INPUT ROWS -
[START]

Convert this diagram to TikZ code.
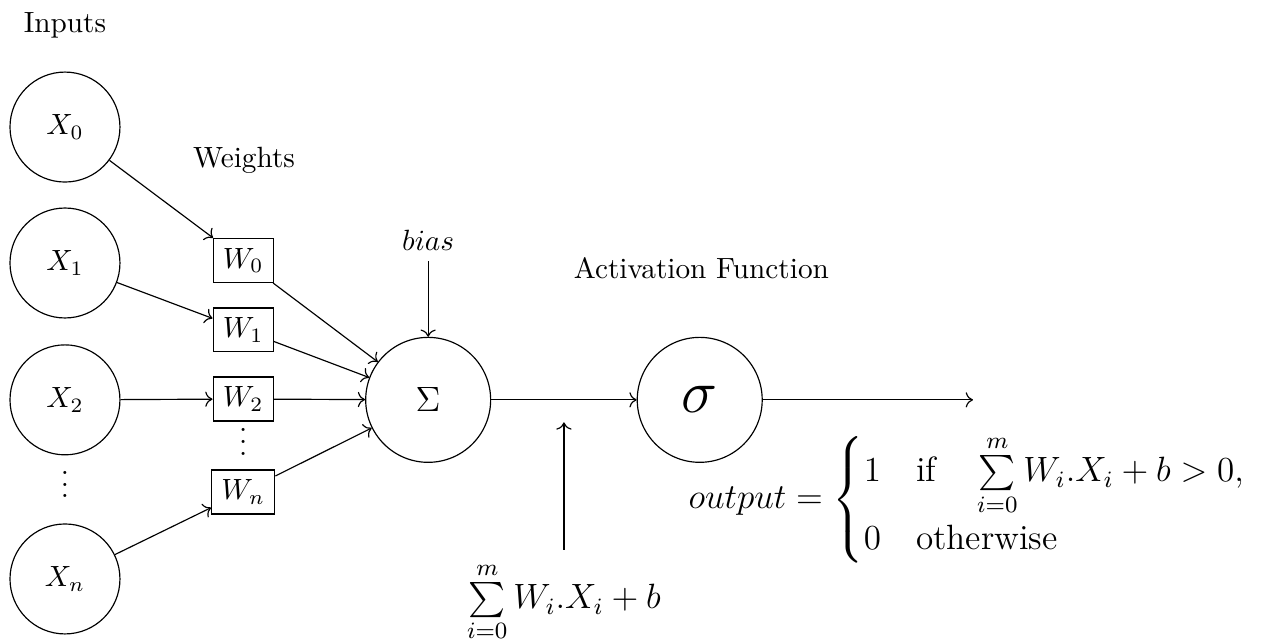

[END]
[START]

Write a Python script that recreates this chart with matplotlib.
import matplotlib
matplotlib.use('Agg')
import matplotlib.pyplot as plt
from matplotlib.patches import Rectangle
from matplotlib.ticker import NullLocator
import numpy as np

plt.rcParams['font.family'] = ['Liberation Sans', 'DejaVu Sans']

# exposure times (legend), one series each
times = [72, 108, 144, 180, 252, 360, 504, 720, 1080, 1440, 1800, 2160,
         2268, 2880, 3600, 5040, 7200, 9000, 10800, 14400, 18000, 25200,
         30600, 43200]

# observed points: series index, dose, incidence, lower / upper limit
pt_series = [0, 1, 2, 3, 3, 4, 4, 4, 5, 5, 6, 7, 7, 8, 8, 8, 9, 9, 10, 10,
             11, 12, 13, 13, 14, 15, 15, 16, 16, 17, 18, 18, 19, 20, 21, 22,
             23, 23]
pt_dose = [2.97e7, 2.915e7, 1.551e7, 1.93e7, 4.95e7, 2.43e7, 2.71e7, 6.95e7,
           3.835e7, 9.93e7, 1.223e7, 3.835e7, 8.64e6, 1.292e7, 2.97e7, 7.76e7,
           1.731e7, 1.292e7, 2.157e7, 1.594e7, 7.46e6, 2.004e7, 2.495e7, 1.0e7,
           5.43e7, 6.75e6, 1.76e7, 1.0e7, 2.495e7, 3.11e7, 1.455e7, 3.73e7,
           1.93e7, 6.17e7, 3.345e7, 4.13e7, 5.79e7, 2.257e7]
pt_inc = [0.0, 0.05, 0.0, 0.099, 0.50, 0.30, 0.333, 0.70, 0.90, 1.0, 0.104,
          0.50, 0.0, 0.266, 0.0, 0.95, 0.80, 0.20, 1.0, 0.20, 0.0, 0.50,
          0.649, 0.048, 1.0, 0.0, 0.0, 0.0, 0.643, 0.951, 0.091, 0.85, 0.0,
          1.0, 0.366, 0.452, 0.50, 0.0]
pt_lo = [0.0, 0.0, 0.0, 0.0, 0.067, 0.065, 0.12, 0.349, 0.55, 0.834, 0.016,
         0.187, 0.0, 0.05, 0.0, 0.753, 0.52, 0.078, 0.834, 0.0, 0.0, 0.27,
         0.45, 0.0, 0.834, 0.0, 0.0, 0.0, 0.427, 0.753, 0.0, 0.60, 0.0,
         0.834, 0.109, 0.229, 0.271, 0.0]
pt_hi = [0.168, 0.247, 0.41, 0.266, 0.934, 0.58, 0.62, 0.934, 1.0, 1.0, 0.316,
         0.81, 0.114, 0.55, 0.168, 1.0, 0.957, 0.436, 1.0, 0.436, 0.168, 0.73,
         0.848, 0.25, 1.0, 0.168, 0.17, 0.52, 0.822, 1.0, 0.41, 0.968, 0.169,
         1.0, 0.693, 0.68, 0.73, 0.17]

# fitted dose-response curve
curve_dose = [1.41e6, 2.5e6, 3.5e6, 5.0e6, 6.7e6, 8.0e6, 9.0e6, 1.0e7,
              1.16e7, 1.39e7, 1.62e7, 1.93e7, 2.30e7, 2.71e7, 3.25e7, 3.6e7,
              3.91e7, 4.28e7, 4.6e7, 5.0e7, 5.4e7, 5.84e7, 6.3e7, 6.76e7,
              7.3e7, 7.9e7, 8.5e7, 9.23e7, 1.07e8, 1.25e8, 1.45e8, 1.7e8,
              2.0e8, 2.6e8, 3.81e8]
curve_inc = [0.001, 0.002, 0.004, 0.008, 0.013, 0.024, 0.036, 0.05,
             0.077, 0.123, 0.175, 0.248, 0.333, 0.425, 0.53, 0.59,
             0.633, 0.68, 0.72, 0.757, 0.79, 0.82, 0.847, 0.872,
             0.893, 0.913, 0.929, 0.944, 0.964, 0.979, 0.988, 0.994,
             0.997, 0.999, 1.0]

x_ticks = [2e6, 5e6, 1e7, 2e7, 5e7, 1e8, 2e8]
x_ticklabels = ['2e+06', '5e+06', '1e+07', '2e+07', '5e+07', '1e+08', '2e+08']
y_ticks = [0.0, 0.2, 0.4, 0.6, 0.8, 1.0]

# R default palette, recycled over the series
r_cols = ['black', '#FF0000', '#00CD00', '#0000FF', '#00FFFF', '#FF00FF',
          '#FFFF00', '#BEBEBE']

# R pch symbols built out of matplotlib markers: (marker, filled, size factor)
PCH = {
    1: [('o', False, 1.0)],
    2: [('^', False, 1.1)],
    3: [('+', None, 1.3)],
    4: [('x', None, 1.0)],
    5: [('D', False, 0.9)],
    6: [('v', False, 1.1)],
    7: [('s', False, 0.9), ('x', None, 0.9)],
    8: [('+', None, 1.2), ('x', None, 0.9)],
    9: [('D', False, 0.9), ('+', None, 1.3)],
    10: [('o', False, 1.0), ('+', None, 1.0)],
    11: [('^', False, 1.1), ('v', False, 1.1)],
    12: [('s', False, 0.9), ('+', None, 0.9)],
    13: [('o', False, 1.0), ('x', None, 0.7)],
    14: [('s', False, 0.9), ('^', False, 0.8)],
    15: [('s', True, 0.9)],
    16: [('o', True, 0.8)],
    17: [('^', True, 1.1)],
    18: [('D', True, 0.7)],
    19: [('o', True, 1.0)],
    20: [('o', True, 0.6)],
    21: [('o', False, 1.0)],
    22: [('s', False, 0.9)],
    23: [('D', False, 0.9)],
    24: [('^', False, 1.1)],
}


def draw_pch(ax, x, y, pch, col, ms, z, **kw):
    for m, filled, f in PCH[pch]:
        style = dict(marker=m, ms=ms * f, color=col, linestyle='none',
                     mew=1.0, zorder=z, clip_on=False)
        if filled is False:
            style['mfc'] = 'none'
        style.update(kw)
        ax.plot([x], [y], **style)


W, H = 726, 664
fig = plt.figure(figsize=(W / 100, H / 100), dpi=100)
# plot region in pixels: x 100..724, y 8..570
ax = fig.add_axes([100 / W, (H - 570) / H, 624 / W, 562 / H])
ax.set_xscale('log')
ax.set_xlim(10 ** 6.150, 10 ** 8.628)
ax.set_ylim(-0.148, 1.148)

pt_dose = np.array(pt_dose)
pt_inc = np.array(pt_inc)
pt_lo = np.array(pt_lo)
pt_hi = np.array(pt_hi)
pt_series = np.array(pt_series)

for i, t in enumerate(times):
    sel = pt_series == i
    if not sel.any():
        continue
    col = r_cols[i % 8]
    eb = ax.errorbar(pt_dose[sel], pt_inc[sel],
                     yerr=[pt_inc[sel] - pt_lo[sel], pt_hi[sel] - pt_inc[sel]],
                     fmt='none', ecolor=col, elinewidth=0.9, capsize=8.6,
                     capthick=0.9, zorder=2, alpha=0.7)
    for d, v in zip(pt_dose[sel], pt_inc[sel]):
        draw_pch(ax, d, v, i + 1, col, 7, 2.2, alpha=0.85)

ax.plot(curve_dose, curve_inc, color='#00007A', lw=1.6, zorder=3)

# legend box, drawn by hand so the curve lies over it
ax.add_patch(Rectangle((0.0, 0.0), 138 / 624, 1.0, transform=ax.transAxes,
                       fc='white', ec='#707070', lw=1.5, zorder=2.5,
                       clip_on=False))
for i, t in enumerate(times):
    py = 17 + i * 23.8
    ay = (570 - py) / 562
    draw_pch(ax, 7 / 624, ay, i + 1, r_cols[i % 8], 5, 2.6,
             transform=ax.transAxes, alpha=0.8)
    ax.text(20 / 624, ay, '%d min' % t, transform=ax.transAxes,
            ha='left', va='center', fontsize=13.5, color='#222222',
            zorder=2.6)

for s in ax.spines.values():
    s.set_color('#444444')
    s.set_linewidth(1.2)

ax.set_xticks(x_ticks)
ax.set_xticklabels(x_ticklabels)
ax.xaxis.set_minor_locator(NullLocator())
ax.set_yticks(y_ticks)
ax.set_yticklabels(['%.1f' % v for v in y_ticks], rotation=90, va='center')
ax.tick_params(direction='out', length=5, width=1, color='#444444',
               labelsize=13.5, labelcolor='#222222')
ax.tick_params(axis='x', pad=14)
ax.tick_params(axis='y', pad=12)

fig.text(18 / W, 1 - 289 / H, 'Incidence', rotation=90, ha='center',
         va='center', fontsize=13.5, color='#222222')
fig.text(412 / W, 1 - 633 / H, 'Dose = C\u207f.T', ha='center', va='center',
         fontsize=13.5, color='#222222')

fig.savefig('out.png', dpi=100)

[END]
[START]

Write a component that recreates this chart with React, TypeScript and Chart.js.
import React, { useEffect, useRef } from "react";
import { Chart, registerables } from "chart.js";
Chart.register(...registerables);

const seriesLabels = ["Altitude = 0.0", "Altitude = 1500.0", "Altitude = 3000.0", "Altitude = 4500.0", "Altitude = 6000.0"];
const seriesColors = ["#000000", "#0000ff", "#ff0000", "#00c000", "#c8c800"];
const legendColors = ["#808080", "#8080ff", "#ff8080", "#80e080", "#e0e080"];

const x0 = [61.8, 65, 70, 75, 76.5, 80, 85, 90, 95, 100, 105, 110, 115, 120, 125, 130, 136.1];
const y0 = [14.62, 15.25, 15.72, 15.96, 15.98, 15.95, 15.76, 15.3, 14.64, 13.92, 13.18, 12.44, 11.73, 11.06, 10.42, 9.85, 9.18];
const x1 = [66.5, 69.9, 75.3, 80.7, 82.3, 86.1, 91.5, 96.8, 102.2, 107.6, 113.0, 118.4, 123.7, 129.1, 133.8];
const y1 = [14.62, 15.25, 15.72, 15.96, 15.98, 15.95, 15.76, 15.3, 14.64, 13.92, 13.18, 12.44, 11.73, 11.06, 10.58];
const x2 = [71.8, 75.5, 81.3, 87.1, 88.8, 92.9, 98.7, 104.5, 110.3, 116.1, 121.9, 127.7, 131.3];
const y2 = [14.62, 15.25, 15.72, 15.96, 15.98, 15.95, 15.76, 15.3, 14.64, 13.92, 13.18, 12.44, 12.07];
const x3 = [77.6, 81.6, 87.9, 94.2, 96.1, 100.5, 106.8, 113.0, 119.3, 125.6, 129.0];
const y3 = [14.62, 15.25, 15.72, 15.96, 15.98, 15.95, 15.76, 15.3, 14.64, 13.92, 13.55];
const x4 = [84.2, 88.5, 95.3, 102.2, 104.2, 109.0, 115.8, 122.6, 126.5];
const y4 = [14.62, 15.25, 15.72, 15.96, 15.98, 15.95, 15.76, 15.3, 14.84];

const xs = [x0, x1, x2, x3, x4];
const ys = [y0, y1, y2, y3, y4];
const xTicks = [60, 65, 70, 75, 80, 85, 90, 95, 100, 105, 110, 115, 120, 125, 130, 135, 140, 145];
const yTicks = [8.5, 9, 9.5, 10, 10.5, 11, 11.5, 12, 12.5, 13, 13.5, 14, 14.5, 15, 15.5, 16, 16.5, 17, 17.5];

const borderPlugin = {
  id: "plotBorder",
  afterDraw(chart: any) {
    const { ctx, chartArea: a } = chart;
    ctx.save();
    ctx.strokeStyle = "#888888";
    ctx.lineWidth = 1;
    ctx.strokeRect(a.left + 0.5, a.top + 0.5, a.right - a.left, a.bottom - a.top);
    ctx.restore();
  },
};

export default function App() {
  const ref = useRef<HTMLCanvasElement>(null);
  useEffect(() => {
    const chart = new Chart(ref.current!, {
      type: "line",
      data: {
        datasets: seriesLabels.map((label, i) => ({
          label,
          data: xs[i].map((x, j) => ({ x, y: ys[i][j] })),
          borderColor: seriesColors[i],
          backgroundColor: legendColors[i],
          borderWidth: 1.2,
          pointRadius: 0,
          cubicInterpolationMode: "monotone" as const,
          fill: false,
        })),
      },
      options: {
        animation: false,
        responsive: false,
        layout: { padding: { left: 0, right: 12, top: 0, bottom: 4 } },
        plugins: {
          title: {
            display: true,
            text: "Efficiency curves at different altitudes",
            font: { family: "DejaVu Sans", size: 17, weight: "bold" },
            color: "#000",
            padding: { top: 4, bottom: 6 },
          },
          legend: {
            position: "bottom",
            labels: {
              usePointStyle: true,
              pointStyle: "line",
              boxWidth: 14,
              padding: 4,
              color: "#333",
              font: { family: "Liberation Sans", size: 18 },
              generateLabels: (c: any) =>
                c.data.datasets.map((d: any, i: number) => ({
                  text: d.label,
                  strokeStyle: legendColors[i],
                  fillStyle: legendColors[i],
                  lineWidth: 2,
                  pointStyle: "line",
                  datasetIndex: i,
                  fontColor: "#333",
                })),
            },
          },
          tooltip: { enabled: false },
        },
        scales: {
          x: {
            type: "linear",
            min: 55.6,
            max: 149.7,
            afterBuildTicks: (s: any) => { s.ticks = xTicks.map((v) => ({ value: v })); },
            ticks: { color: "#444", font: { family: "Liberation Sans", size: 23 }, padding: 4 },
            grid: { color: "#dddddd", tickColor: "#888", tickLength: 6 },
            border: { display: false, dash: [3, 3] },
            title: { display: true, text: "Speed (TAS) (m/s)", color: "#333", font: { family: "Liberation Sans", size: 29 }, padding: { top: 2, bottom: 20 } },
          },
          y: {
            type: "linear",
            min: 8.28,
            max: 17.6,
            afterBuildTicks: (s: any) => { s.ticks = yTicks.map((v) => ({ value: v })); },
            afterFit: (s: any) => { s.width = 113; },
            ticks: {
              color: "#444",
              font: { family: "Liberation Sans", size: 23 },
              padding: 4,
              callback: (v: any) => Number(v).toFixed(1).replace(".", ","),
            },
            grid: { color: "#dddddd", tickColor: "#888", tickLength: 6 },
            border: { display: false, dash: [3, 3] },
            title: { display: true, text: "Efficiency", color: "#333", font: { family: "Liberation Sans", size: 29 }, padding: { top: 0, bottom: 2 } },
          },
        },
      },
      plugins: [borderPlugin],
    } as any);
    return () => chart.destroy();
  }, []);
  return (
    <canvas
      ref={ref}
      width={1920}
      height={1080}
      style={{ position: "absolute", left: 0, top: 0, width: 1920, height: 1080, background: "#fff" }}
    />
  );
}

[END]

YOUR GOAL - Return exactly, and only, the lines from the one containing "Write a Python" down to the one containing "plt.rcParams['font.family'] = ['Liberation", with both of those lines included.

FINISHED EXERCISE -
Write a Python script that recreates this chart with matplotlib.
import matplotlib
matplotlib.use('Agg')
import matplotlib.pyplot as plt
from matplotlib.patches import Rectangle
from matplotlib.ticker import NullLocator
import numpy as np

plt.rcParams['font.family'] = ['Liberation Sans', 'DejaVu Sans']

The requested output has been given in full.